====== Collected data ======
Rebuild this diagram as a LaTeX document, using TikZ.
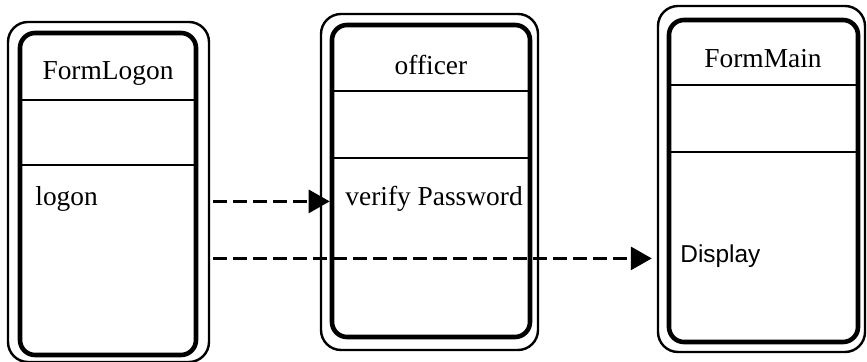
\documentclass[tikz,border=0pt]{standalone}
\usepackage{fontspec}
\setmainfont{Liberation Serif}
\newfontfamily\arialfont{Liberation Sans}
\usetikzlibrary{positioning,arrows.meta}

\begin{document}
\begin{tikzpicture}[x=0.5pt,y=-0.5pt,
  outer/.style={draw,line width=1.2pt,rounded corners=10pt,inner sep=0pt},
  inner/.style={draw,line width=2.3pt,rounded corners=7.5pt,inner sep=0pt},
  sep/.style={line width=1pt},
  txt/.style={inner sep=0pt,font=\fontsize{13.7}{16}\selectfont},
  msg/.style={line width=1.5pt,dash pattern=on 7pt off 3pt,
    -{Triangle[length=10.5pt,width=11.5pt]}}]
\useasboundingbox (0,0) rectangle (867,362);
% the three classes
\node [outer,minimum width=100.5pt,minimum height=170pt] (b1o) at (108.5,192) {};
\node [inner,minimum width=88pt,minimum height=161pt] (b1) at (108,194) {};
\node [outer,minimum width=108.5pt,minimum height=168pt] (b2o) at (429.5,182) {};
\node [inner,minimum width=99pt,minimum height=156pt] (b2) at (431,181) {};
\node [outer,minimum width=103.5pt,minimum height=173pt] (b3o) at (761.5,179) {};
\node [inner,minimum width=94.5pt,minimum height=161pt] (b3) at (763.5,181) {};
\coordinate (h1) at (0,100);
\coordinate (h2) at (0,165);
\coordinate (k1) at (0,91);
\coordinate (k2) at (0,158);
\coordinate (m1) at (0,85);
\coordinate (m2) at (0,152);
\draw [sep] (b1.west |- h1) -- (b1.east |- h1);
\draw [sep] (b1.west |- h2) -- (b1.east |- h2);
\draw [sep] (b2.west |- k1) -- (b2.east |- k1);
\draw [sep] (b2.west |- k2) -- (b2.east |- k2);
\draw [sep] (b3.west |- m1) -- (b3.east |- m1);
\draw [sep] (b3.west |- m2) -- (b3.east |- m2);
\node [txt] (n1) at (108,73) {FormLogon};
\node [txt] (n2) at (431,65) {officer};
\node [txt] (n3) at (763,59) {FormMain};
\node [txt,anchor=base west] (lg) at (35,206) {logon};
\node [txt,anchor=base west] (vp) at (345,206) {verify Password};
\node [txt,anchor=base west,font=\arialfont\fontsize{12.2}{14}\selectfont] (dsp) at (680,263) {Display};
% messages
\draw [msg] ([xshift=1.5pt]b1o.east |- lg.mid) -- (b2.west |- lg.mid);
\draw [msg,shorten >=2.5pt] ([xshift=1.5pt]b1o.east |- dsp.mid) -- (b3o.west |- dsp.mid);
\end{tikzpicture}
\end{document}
======
[Exercise goal]:
Send back the data above word for word, with the pictures left out.

[Task answer]:
Rebuild this diagram as a LaTeX document, using TikZ.
\documentclass[tikz,border=0pt]{standalone}
\usepackage{fontspec}
\setmainfont{Liberation Serif}
\newfontfamily\arialfont{Liberation Sans}
\usetikzlibrary{positioning,arrows.meta}

\begin{document}
\begin{tikzpicture}[x=0.5pt,y=-0.5pt,
  outer/.style={draw,line width=1.2pt,rounded corners=10pt,inner sep=0pt},
  inner/.style={draw,line width=2.3pt,rounded corners=7.5pt,inner sep=0pt},
  sep/.style={line width=1pt},
  txt/.style={inner sep=0pt,font=\fontsize{13.7}{16}\selectfont},
  msg/.style={line width=1.5pt,dash pattern=on 7pt off 3pt,
    -{Triangle[length=10.5pt,width=11.5pt]}}]
\useasboundingbox (0,0) rectangle (867,362);
% the three classes
\node [outer,minimum width=100.5pt,minimum height=170pt] (b1o) at (108.5,192) {};
\node [inner,minimum width=88pt,minimum height=161pt] (b1) at (108,194) {};
\node [outer,minimum width=108.5pt,minimum height=168pt] (b2o) at (429.5,182) {};
\node [inner,minimum width=99pt,minimum height=156pt] (b2) at (431,181) {};
\node [outer,minimum width=103.5pt,minimum height=173pt] (b3o) at (761.5,179) {};
\node [inner,minimum width=94.5pt,minimum height=161pt] (b3) at (763.5,181) {};
\coordinate (h1) at (0,100);
\coordinate (h2) at (0,165);
\coordinate (k1) at (0,91);
\coordinate (k2) at (0,158);
\coordinate (m1) at (0,85);
\coordinate (m2) at (0,152);
\draw [sep] (b1.west |- h1) -- (b1.east |- h1);
\draw [sep] (b1.west |- h2) -- (b1.east |- h2);
\draw [sep] (b2.west |- k1) -- (b2.east |- k1);
\draw [sep] (b2.west |- k2) -- (b2.east |- k2);
\draw [sep] (b3.west |- m1) -- (b3.east |- m1);
\draw [sep] (b3.west |- m2) -- (b3.east |- m2);
\node [txt] (n1) at (108,73) {FormLogon};
\node [txt] (n2) at (431,65) {officer};
\node [txt] (n3) at (763,59) {FormMain};
\node [txt,anchor=base west] (lg) at (35,206) {logon};
\node [txt,anchor=base west] (vp) at (345,206) {verify Password};
\node [txt,anchor=base west,font=\arialfont\fontsize{12.2}{14}\selectfont] (dsp) at (680,263) {Display};
% messages
\draw [msg] ([xshift=1.5pt]b1o.east |- lg.mid) -- (b2.west |- lg.mid);
\draw [msg,shorten >=2.5pt] ([xshift=1.5pt]b1o.east |- dsp.mid) -- (b3o.west |- dsp.mid);
\end{tikzpicture}
\end{document}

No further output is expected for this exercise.